Liotta: Giants fans, it’s time to pay the piper 

Giants fans, welcome to Pay-Up Season No. 1. Time to balance the books, call in the debt. Call it the balloon payment for the Giants’ commitment the last five years to the Greatest Show in Baseball.

The bill collector is here and he’s brought with him 162 games of baseball against teams that are simply better than the Giants. Every single one of them. Oh, the Giants will win at least 60 — every team in baseball almost always does — but they will never be favored. Not on a single night between now and the end of September.

I realize there isn’t a sign anywhere that Barry Bonds ever participated in Giants baseball — the Giants have washed their hands of him — but he will haunt this team for some time to come. Not just this season. This painful experience is going to linger, like some kind of post-traumatic stress syndrome.

The Giants’ game plan that attempted to surround Bonds with enough talent to win it all may have made sense at the time, but it never worked. The 2002 season was a would-have, could-have episode on so many fronts, but facts are facts. There’s no World Series championship rings, no trophies to display. But that doesn’t mean it wasn’t an amazing experience.

And now everybody is acting as if Barry Bonds was that neighbor who kicked your dog or shooed away kids from playing in the street in front of his house. It seems fashionable these days for talk to drift to grand juries, perjury, prison and performance-enhancing drugs when he’s mentioned. But don’t make light of the experience of watching him play.
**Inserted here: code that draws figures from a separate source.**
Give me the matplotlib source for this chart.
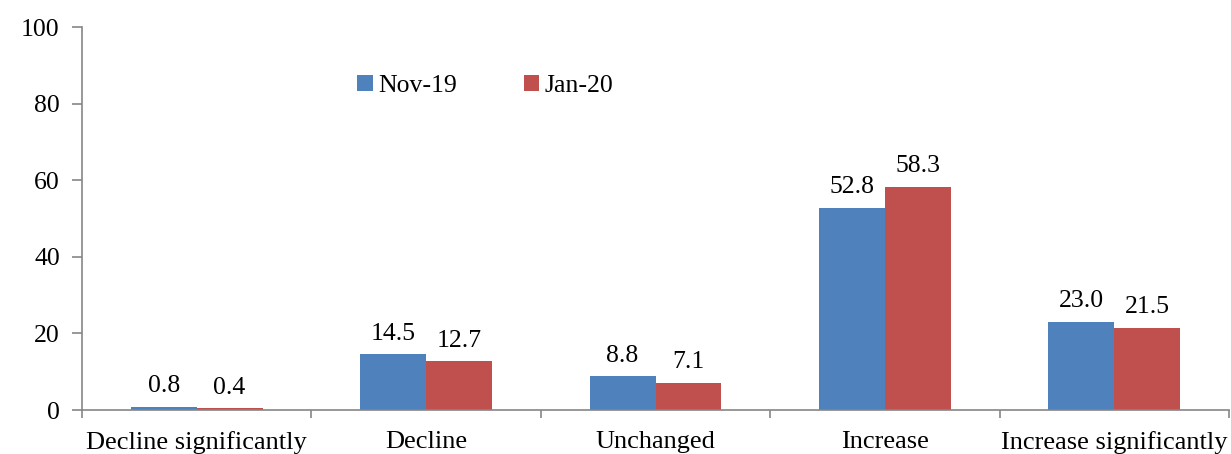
import matplotlib
matplotlib.use("Agg")
import matplotlib.pyplot as plt
import numpy as np

categories = ["Decline significantly", "Decline", "Unchanged", "Increase", "Increase significantly"]
nov19 = [0.8, 14.5, 8.8, 52.8, 23.0]
jan20 = [0.4, 12.7, 7.1, 58.3, 21.5]

plt.rcParams['font.family'] = ['Liberation Serif', 'DejaVu Serif']
fs = 18.5

fig = plt.figure(figsize=(12.31, 4.54), dpi=100)
ax = fig.add_axes([0.0666, 0.0969, 0.9318, 0.8436])

x = np.arange(len(categories))
w = 0.287
b1 = ax.bar(x - w / 2, nov19, w, color='#4F81BD', label='Nov-19')
b2 = ax.bar(x + w / 2, jan20, w, color='#C0504D', label='Jan-20')

# value labels above bars
for bars, vals in ((b1, nov19), (b2, jan20)):
    for r, v in zip(bars, vals):
        ax.text(r.get_x() + r.get_width() / 2, v + 2.5, "%.1f" % v,
                ha='center', va='bottom', fontsize=fs)

ax.set_xlim(-0.5, len(categories) - 0.5)
ax.set_ylim(0, 100)
ax.set_yticks(range(0, 101, 20))
# tick marks between categories, labels at category centres
ax.set_xticks(np.arange(-0.5, len(categories), 1.0))
ax.set_xticklabels([])
ax.set_xticks(x, minor=True)
ax.set_xticklabels(categories, minor=True, fontsize=19)
ax.tick_params(axis='x', which='minor', length=0, pad=15)
ax.tick_params(axis='x', which='major', length=6, color='#868686', width=1.2)
ax.tick_params(axis='y', length=7, color='#868686', width=1.2, labelsize=fs, pad=9)

for s in ('top', 'right'):
    ax.spines[s].set_visible(False)
for s in ('left', 'bottom'):
    ax.spines[s].set_color('#868686')
    ax.spines[s].set_linewidth(1.2)

ax.legend(loc='upper left', bbox_to_anchor=(0.22, 0.935), ncol=2, frameon=False,
          fontsize=fs, handlelength=0.6, handleheight=0.6, handletextpad=0.2,
          columnspacing=2.6)

fig.savefig("out.png", dpi=100)
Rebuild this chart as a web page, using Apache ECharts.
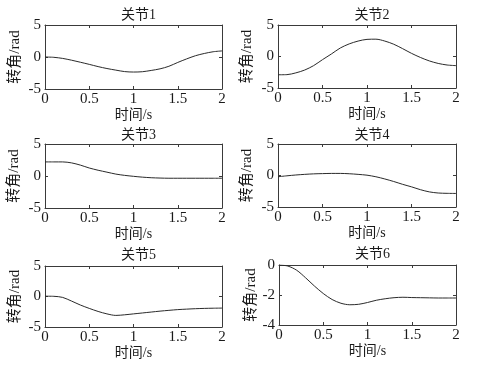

OK, the last couple of years were painful. And, yes, Bonds did overstay his welcome. But it was the Giants who found themselves with little else to offer besides Barry’s pursuit of the homerun record.

We owe it to the kids who were too young to enjoy it, or the fans who got here too late, to vividly recount the experience that was Bonds playing baseball. You never have to say he was a great guy or that he was a role model, but what he did on that ball field may never be duplicated.

Alex Rodriguez can break his record, but A-Rod will never be New York’s guy like Barry was San Francisco’s guy. Right to the bitter end.

Which, it appears, we haven’t actually reached yet.

Random thoughts:

» For all their faults, the Giants’ signing of Barry Zito will go down as the biggest blunder in the history of the franchise.

» Who’s to blame for the 49ers getting docked a draft choice for tampering? The penalty is lighter, but the offense is in the same category as the New England Patriots videotaping opponents’ signals. The Niners were found guilty of cheating. No other way to describe it.

Tim Liotta is a freelance journalist and regular contributor to The Examiner.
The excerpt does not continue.